I find abhorrent what is happening there. I have to admit there are not so many Ukrainian movies that were coming to German cinemas in the last years. Most were only shown at festivals and then were not really shown in cinemas – but completely unjustified. The programme we showed during Filmfest Hamburg 2022 was excellent. These are all films that basically have their place in theatres.
“We are looking for new movies.”
There is often the accusation that people are only involved with Ukrainians and that refugees from other countries are treated differently. What do you think?
It is difficult to differently value aid in this way. But Ukraine is close, and that is why it seems now obvious to help Ukraine. There are of course other trouble spots, for example Iran. But that is much further away. There are not so many people coming here from Iran. We have to find a way to help and support in a different way. We have to try to intercept the terrible experiences that all refugees have had.
What are some ways to get involved to support you?
We are trying to acquire Ukrainian children’s movie, so we can show new movies that no one has seen before. At the time we have only four. We are looking for new movies.
“Cinema will recover, but that the war finally ends is my most urgent wish.”

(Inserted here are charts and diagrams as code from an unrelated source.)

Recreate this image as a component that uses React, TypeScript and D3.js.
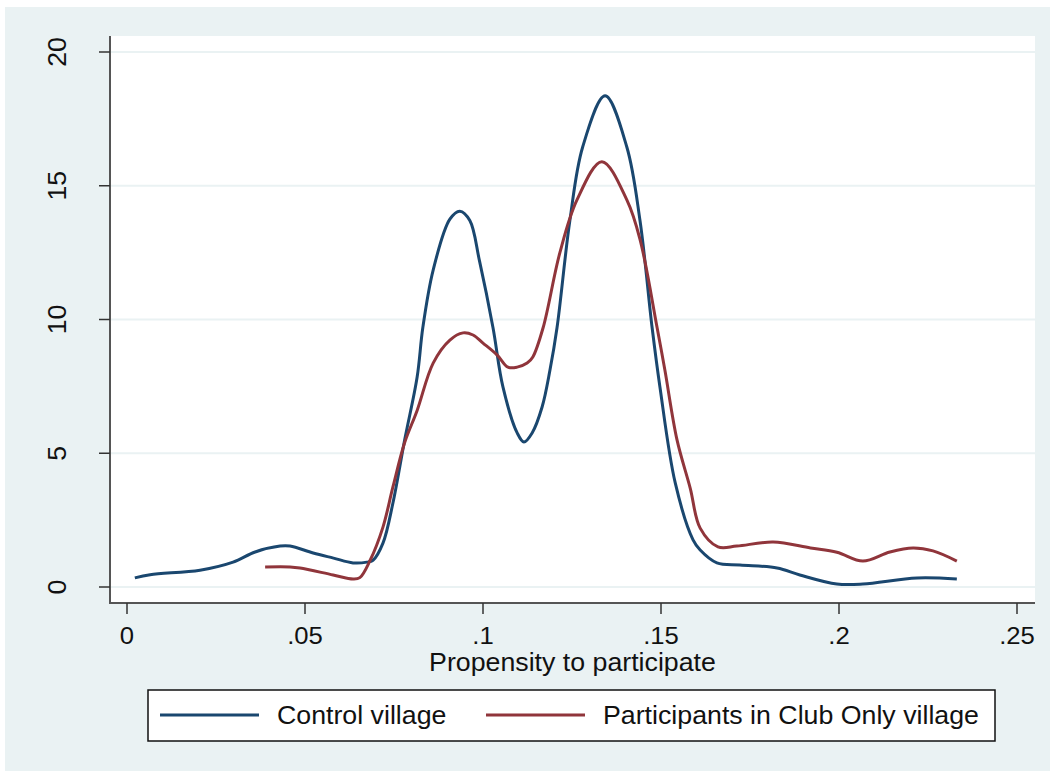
import React from "react";
import * as d3 from "d3";

const xTicks = [0, 0.05, 0.1, 0.15, 0.2, 0.25];
const xTickLabels = ["0", ".05", ".1", ".15", ".2", ".25"];
const yTicks = [0, 5, 10, 15, 20];
const yTickLabels = ["0", "5", "10", "15", "20"];

const seriesNames = ["Control village", "Participants in Club Only village"];
const seriesColors = ["#1a476f", "#90353b"];

const controlX = [0.0022, 0.0065, 0.0205, 0.0298, 0.036, 0.043, 0.0458, 0.0523, 0.058, 0.0635, 0.0674, 0.0691, 0.0719, 0.0747, 0.078, 0.0815, 0.0831, 0.086, 0.0907, 0.0935, 0.0963, 0.099, 0.1028, 0.1056, 0.1096, 0.1115, 0.1138, 0.1166, 0.1188, 0.1208, 0.1244, 0.128, 0.1343, 0.1404, 0.1441, 0.1475, 0.1497, 0.154, 0.159, 0.161, 0.1657, 0.1722, 0.1826, 0.189, 0.1994, 0.2067, 0.2219, 0.2331];
const controlY = [0.34, 0.46, 0.63, 0.93, 1.31, 1.53, 1.53, 1.27, 1.08, 0.9, 0.93, 1.0, 1.64, 3.14, 5.5, 7.85, 9.7, 11.85, 13.75, 14.05, 13.7, 12.2, 9.7, 7.48, 5.76, 5.42, 5.76, 6.73, 8.1, 9.7, 13.7, 16.45, 18.36, 16.45, 13.7, 9.7, 7.48, 3.89, 1.76, 1.38, 0.9, 0.82, 0.71, 0.45, 0.11, 0.11, 0.34, 0.3];

const clubX = [0.0388, 0.0458, 0.0486, 0.0579, 0.0635, 0.0654, 0.0683, 0.0719, 0.0747, 0.078, 0.0815, 0.086, 0.0907, 0.0944, 0.0972, 0.1, 0.104, 0.107, 0.1096, 0.1124, 0.114, 0.1169, 0.1216, 0.1264, 0.1334, 0.1404, 0.1441, 0.1489, 0.1511, 0.1545, 0.1582, 0.161, 0.166, 0.1713, 0.1815, 0.192, 0.1994, 0.2067, 0.2143, 0.2208, 0.2264, 0.2331];
const clubY = [0.75, 0.75, 0.71, 0.45, 0.3, 0.35, 1.0, 2.24, 3.74, 5.4, 6.6, 8.37, 9.23, 9.5, 9.42, 9.12, 8.67, 8.22, 8.22, 8.37, 8.6, 9.7, 12.5, 14.47, 15.9, 14.47, 13.0, 9.7, 8.1, 5.5, 3.7, 2.2, 1.5, 1.53, 1.68, 1.46, 1.3, 0.97, 1.31, 1.46, 1.35, 0.97];

const W = 1050;
const H = 771;
const plotLeft = 110;
const plotRight = 1035;
const plotTop = 36;
const plotBottom = 603;
const bg = "#eaf2f3";
const font = "'Liberation Sans', Arial, sans-serif";
const sx = 1.07;

export default function App() {
  const x = d3.scaleLinear().domain([0, 0.25]).range([127, 1017]);
  const y = d3.scaleLinear().domain([0, 20]).range([587, 52]);
  const line = d3
    .line<[number, number]>()
    .x((d) => x(d[0]))
    .y((d) => y(d[1]))
    .curve(d3.curveCatmullRom.alpha(0.5));

  const control: [number, number][] = controlX.map((v, i) => [v, controlY[i]]);
  const club: [number, number][] = clubX.map((v, i) => [v, clubY[i]]);

  const legendItems = [
    { name: seriesNames[0], color: seriesColors[0], x0: 160 },
    { name: seriesNames[1], color: seriesColors[1], x0: 486 },
  ];

  return (
    <svg
      width={W}
      height={H}
      style={{ position: "absolute", left: 0, top: 0, display: "block", background: "#fff" }}
      fontFamily={font}
    >
      <rect x={5} y={7} width={W - 5} height={H - 7} fill={bg} />
      <rect x={plotLeft} y={plotTop} width={plotRight - plotLeft} height={plotBottom - plotTop} fill="#fff" />
      {yTicks.map((t) => (
        <line key={"g" + t} x1={plotLeft} x2={plotRight} y1={y(t)} y2={y(t)} stroke={bg} strokeWidth={2} />
      ))}
      <path d={line(control) || ""} fill="none" stroke={seriesColors[0]} strokeWidth={3} strokeLinejoin="round" />
      <path d={line(club) || ""} fill="none" stroke={seriesColors[1]} strokeWidth={3} strokeLinejoin="round" />
      <line x1={plotLeft} x2={plotLeft} y1={plotTop} y2={plotBottom + 1} stroke="#555" strokeWidth={2} />
      <line x1={plotLeft - 1} x2={plotRight} y1={plotBottom} y2={plotBottom} stroke="#555" strokeWidth={2} />
      {yTicks.map((t, i) => (
        <g key={"y" + t}>
          <line x1={plotLeft - 11} x2={plotLeft} y1={y(t)} y2={y(t)} stroke="#333" strokeWidth={1.5} />
          <text
            transform={`translate(${66},${y(t)}) rotate(-90) scale(${sx},1)`}
            textAnchor="middle"
            fontSize={25}
            fill="#111"
          >
            {yTickLabels[i]}
          </text>
        </g>
      ))}
      {xTicks.map((t, i) => (
        <g key={"x" + t}>
          <line x1={x(t)} x2={x(t)} y1={plotBottom} y2={plotBottom + 11} stroke="#333" strokeWidth={1.5} />
          <text
            transform={`translate(${x(t)},644) scale(${sx},1)`}
            textAnchor="middle"
            fontSize={24}
            fill="#111"
          >
            {xTickLabels[i]}
          </text>
        </g>
      ))}
      <text
        transform={`translate(${(plotLeft + plotRight) / 2},671) scale(${sx},1)`}
        textAnchor="middle"
        fontSize={25}
        fill="#111"
      >
        Propensity to participate
      </text>
      <rect x={148} y={690} width={847} height={51} fill="#fff" stroke="#111" strokeWidth={1.5} />
      {legendItems.map((it) => (
        <g key={it.name}>
          <line x1={it.x0} x2={it.x0 + 99} y1={715} y2={715} stroke={it.color} strokeWidth={3} />
          <text transform={`translate(${it.x0 + 117},724) scale(${sx},1)`} fontSize={25} fill="#111">
            {it.name}
          </text>
        </g>
      ))}
    </svg>
  );
}
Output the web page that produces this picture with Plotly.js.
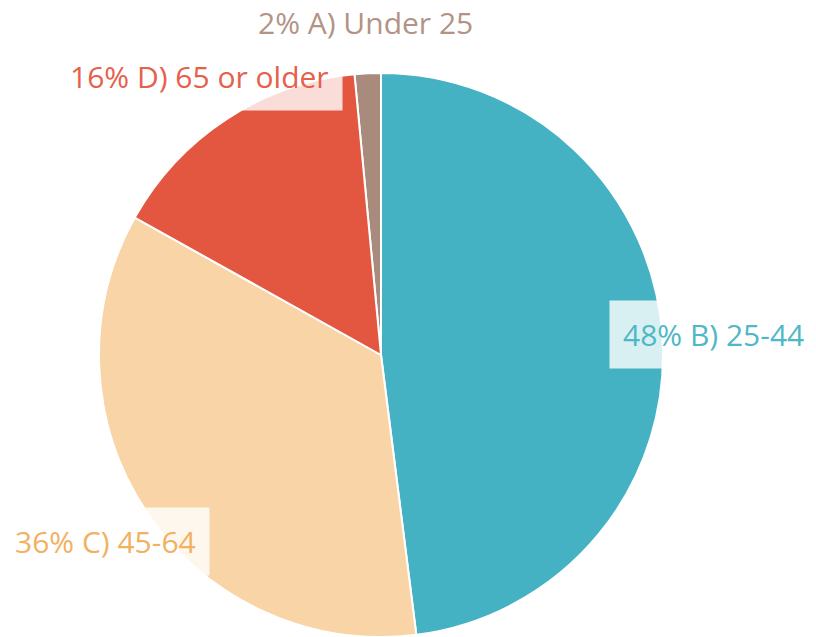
<!DOCTYPE html>
<html>
<head>
<meta charset="utf-8">
<script src="https://cdn.plot.ly/plotly-3.0.1.min.js"></script>
<style>html,body{margin:0;padding:0;background:#fff;}#chart{width:816px;height:637px;}</style>
</head>
<body>
<div id="chart"></div>
<script>
// ---- data ----
const labels = ['A) Under 25', 'B) 25-44', 'C) 45-64', 'D) 65 or older'];
const values = [1.5, 48.0, 35.1, 15.4];
const pctText = ['2%', '48%', '36%', '16%'];

// ---- styles ----
const sliceColors = ['#a98b7d', '#44b2c2', '#f8d4a6', '#e35740'];
const textColors = ['#b39385', '#4fb8c6', '#f2b161', '#e6604c'];
const W = 816, H = 637;
const M = {l: 99, r: 153, t: 73, b: 0};
const labelDist = 1.18; // label centre distance in radii

const total = values.reduce((a, b) => a + b, 0);
const rotation = -360 * values[0] / total;

// geometry of the pie in pixels (single pie fills the square plot area)
const pw = W - M.l - M.r, ph = H - M.t - M.b;
const R = Math.min(pw, ph) / 2;
const cx = M.l + pw / 2, cy = M.t + ph / 2;

const annotations = [];
let cum = 0;
values.forEach((v, i) => {
  const mid = (rotation + 360 * (cum + v / 2) / total) * Math.PI / 180;
  cum += v;
  const px = cx + labelDist * R * Math.sin(mid);
  const py = cy - labelDist * R * Math.cos(mid);
  annotations.push({
    xref: 'paper', yref: 'paper',
    x: (px - M.l) / pw, y: 1 - (py - M.t) / ph,
    xanchor: 'center', yanchor: 'middle',
    showarrow: false,
    text: pctText[i] + ' ' + labels[i],
    font: {family: 'Open Sans', size: 30, color: textColors[i]},
    bgcolor: 'rgba(255,255,255,0.8)',
    borderpad: 13
  });
});

const trace = {
  type: 'pie',
  labels: labels,
  values: values,
  sort: false,
  direction: 'clockwise',
  rotation: rotation,
  textinfo: 'none',
  hoverinfo: 'skip',
  marker: {colors: sliceColors, line: {color: '#ffffff', width: 2}}
};

const layout = {
  width: W, height: H,
  margin: M,
  showlegend: false,
  paper_bgcolor: '#ffffff',
  plot_bgcolor: '#ffffff',
  annotations: annotations
};

Plotly.newPlot('chart', [trace], layout, {displayModeBar: false, staticPlot: true});
</script>
</body>
</html>
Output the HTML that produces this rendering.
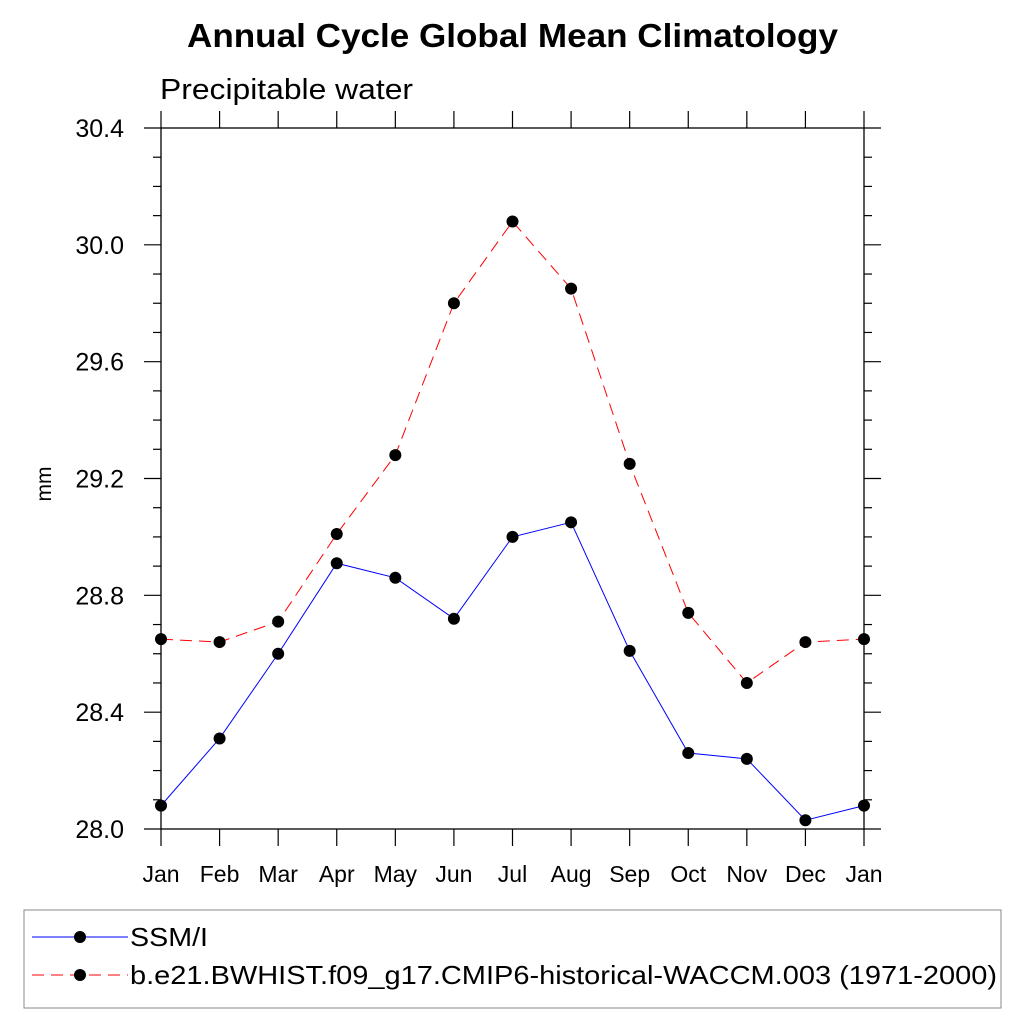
<!DOCTYPE html>
<html><head><meta charset="utf-8"><style>
body{margin:0;background:#fff;width:1024px;height:1024px;overflow:hidden}
svg text{font-family:"Liberation Sans",Arial,sans-serif}
</style></head><body>
<svg id="chart" width="1024" height="1024" xmlns="http://www.w3.org/2000/svg">
<text x="187" y="47" font-size="33" font-weight="bold" textLength="651" lengthAdjust="spacingAndGlyphs">Annual Cycle Global Mean Climatology</text>
<text x="160" y="99" font-size="29" textLength="253" lengthAdjust="spacingAndGlyphs">Precipitable water</text>
<text transform="translate(51,484) rotate(-90)" text-anchor="middle" font-size="21">mm</text>
<g id="axes"></g>
<g id="series"></g>
<g>
<rect x="24" y="910" width="977" height="98" fill="none" stroke="#888" stroke-width="1"/>
<line x1="32" y1="937" x2="128" y2="937" stroke="#00f" stroke-width="1"/>
<circle cx="80" cy="937" r="6" fill="#000"/>
<text x="130" y="946" font-size="26" textLength="78" lengthAdjust="spacingAndGlyphs">SSM/I</text>
<line x1="32" y1="975" x2="128" y2="975" stroke="#f00" stroke-width="1" stroke-dasharray="12,7"/>
<circle cx="80" cy="975" r="6" fill="#000"/>
<text x="130" y="984" font-size="26" textLength="867" lengthAdjust="spacingAndGlyphs">b.e21.BWHIST.f09_g17.CMIP6-historical-WACCM.003 (1971-2000)</text>
</g>
</svg>
<script>
const months=["Jan","Feb","Mar","Apr","May","Jun","Jul","Aug","Sep","Oct","Nov","Dec","Jan"];
const yTicks=["28.0","28.4","28.8","29.2","29.6","30.0","30.4"];
const ssmi=[28.08,28.31,28.60,28.91,28.86,28.72,29.00,29.05,28.61,28.26,28.24,28.03,28.08];
const model=[28.65,28.64,28.71,29.01,29.28,29.80,30.08,29.85,29.25,28.74,28.50,28.64,28.65];
const X0=161,X1=864,Y0=829,Y1=128,VMIN=28.0,VMAX=30.4;
function xs(i){return X0+(X1-X0)*i/(months.length-1);}
function ys(v){return Y0-(v-VMIN)/(VMAX-VMIN)*(Y0-Y1);}
const NS="http://www.w3.org/2000/svg";
function mk(p,tag,at){const e=document.createElementNS(NS,tag);for(const k in at)e.setAttribute(k,at[k]);p.appendChild(e);return e;}
const ax=document.getElementById('axes');
const fr=mk(ax,'rect',{x:X0,y:Y1,width:X1-X0,height:Y0-Y1,fill:'none',stroke:'#000','stroke-width':1.3});


const st={stroke:'#000','stroke-width':1.2};
months.forEach((m,i)=>{const x=xs(i);
mk(ax,'line',Object.assign({x1:x,x2:x,y1:Y0,y2:Y0+17},st));
mk(ax,'line',Object.assign({x1:x,x2:x,y1:Y1,y2:Y1-17},st));
const t=mk(ax,'text',{x:x,y:882,'text-anchor':'middle','font-size':23});t.textContent=m;

});
for(let k=0;k<=24;k++){const v=VMIN+k*0.1,y=ys(v),L=(k%4==0)?17:8;
mk(ax,'line',Object.assign({x1:X0-L,x2:X0,y1:y,y2:y},st));
mk(ax,'line',Object.assign({x1:X1,x2:X1+L,y1:y,y2:y},st));}
yTicks.forEach(s=>{const y=ys(parseFloat(s));const t=mk(ax,'text',{x:124,y:y+9,'text-anchor':'end','font-size':25});t.textContent=s;

});
const sg=document.getElementById('series');
function draw(arr,color,dash,name){
const pl=mk(sg,'polyline',{points:arr.map((v,i)=>xs(i)+','+ys(v)).join(' '),fill:'none',stroke:color,'stroke-width':1,'stroke-dasharray':dash});


arr.forEach((v,i)=>{const c=mk(sg,'circle',{cx:xs(i),cy:ys(v),r:6,fill:'#000'});

});}
draw(model,'#f00','12,7','model');
draw(ssmi,'#00f','none','ssmi');
</script>
</body></html>
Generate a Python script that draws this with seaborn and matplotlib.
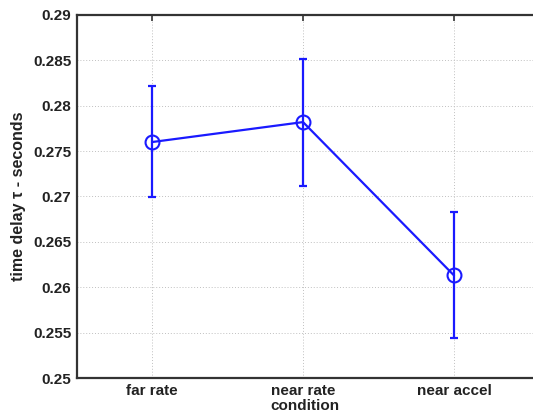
import matplotlib
matplotlib.use("Agg")
import matplotlib.pyplot as plt
import seaborn as sns
import pandas as pd

# Mean time delay per condition with confidence bounds
conditions = ["far rate", "near rate", "near accel"]
tau_mean = [0.2760, 0.2782, 0.2613]
tau_lower = [0.2699, 0.2712, 0.2544]
tau_upper = [0.2822, 0.2851, 0.2683]
y_ticks = [0.25, 0.255, 0.26, 0.265, 0.27, 0.275, 0.28, 0.285, 0.29]
y_tick_labels = ["0.25", "0.255", "0.26", "0.265", "0.27", "0.275", "0.28", "0.285", "0.29"]

sns.set_style("white")
plt.rcParams["font.family"] = ["Liberation Sans", "DejaVu Sans"]
plt.rcParams["font.weight"] = "bold"

df = pd.DataFrame({"pos": range(len(conditions)), "tau": tau_mean})

fig = plt.figure(figsize=(5.33, 4.16), dpi=100)
ax = fig.add_axes([77 / 533, 1 - 378 / 416, 1 - 77 / 533, (378 - 15) / 416])

blue = "#1a1aff"
yerr = [[m - lo for m, lo in zip(tau_mean, tau_lower)],
        [hi - m for m, hi in zip(tau_mean, tau_upper)]]
ax.errorbar(df["pos"], df["tau"], yerr=yerr, fmt="none", ecolor=blue,
            elinewidth=1.6, capsize=3, capthick=1.6, zorder=3)
sns.lineplot(data=df, x="pos", y="tau", ax=ax, color=blue, linewidth=1.6,
             marker="o", markersize=10, markerfacecolor="none",
             markeredgecolor=blue, markeredgewidth=1.5, zorder=4)

text_color = "#222222"
ax.set_xlim(-0.497, 2.523)
ax.set_ylim(0.25, 0.29)
ax.set_xticks(range(len(conditions)))
ax.set_xticklabels(conditions, fontsize=11, fontweight="bold", color=text_color)
ax.set_yticks(y_ticks)
ax.set_yticklabels(y_tick_labels, fontsize=11, fontweight="bold", color=text_color)
ax.set_xlabel("condition", fontsize=11, fontweight="bold", color=text_color, labelpad=1)
ax.set_ylabel("time delay \u03c4 - seconds", fontsize=11.5, fontweight="bold",
              color=text_color, labelpad=5)

ax.grid(True, linestyle=(0, (1, 2)), color="#c0c0c0", linewidth=0.7)
ax.tick_params(direction="in", top=True, right=False, length=4, width=1.2,
               color="#333333", pad=4)
for side in ["left", "bottom", "top"]:
    ax.spines[side].set_visible(True)
    ax.spines[side].set_linewidth(1.6)
    ax.spines[side].set_color("#333333")
ax.spines["right"].set_visible(False)

fig.savefig("out.png", dpi=100)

What connection to and what opinion of do you have to Ukrainian cinema? It is popular right now because of the war or is it seeing eye to eye with other international productions?
I think I have now become aware of how big the difference is between Russian and Ukrainian culture. Ukrainian films will certainly find a better place in German cinema in the future than they have so far.
It is important to permanently integrate the current projects for children, adolescents and adults into the programme – not only for Ukrainians, but for everyone. What have you planned for the current projects?
We can do it once a week, we have to see if we have enough films. We will have to wait and see.
What do you wish for the coming months for you personally and for cinema?
I wish for the war in Ukraine to end soon and for people to come to the cinema again. Cinema will recover, but that the war finally ends is my most urgent wish.